Noch im Oktober soll die Kommission einen Zwischenbericht verabschieden, in dem es zunächst nur um den Strukturwandel und neue Jobs in den Kohlerevieren gehen soll. Die Kommission schlägt in einem Entwurf dafür unter anderem eine Selbstverpflichtung von Bund und Ländern vor, in den kommenden Jahren "Neugründungen, Verlagerungen oder Erweiterungen von Behörden oder Einrichtungen prioritär in den betroffenen Regionen vorzunehmen". Dafür kämen unter anderem das Bundesamt für Sicherheit und Informationstechnik (BSI) und das Bundesverwaltungsamt (BVA) in Frage, heißt es dort. Fest steht auch schon, dass der Bund 1,5 Mrd. Euro bis 2021 bereitstellt.

Am Protestzug nahmen nach Polizeiangaben mehr als 16 000 Menschen teil. Die Gewerkschaft IG BCE nannte deutlich höhere Zahlen von bis zu 40 000 Demonstranten. Auf Schildern waren unter anderem Sprüche wie „Hambi muss weg“ und „Baggi bleibt“ zu lesen – das spielte auf den Konflikt um die mögliche Rodung des Hambacher Forstes für den Braunkohleabbau an. „Hambi bleibt!“ war dabei zum Schlachtruf von Braunkohle-Gegnern und Baumschützern geworden.

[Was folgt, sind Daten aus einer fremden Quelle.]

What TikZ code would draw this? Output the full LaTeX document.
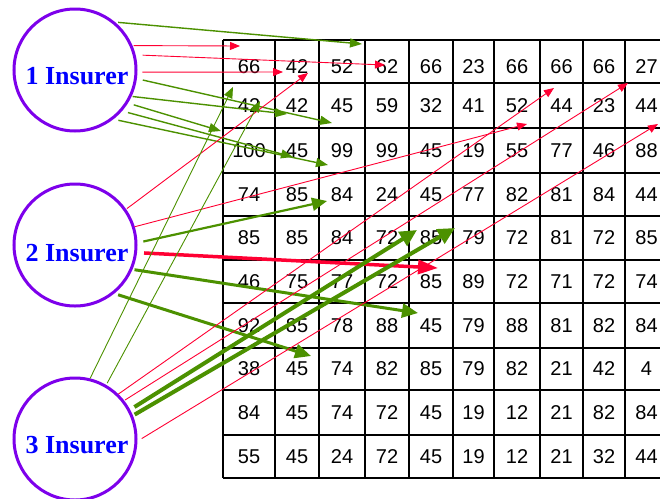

Hohe Fallhöhe, große Herausforderungen

„Das Revier ist in Wallung“, beschrieb der Landrat des örtlichen Rhein-Erft-Kreises, Michael Kreuzberg, die Stimmung. Es handele sich um das größte Kohlerevier Deutschlands – deshalb brächten die Pläne auch die größten Herausforderungen und die höchste Fallhöhe. Wenn die Kohlekommission falsche Beschlüsse fasse, könne es „Industrieruinen“ geben, warnte der Landrat. „Deswegen ist es nicht so, dass heute alles nur schön ist und gut ist und wir natürlich positiv nach vorne gucken“, sagte er. (dpa/hol)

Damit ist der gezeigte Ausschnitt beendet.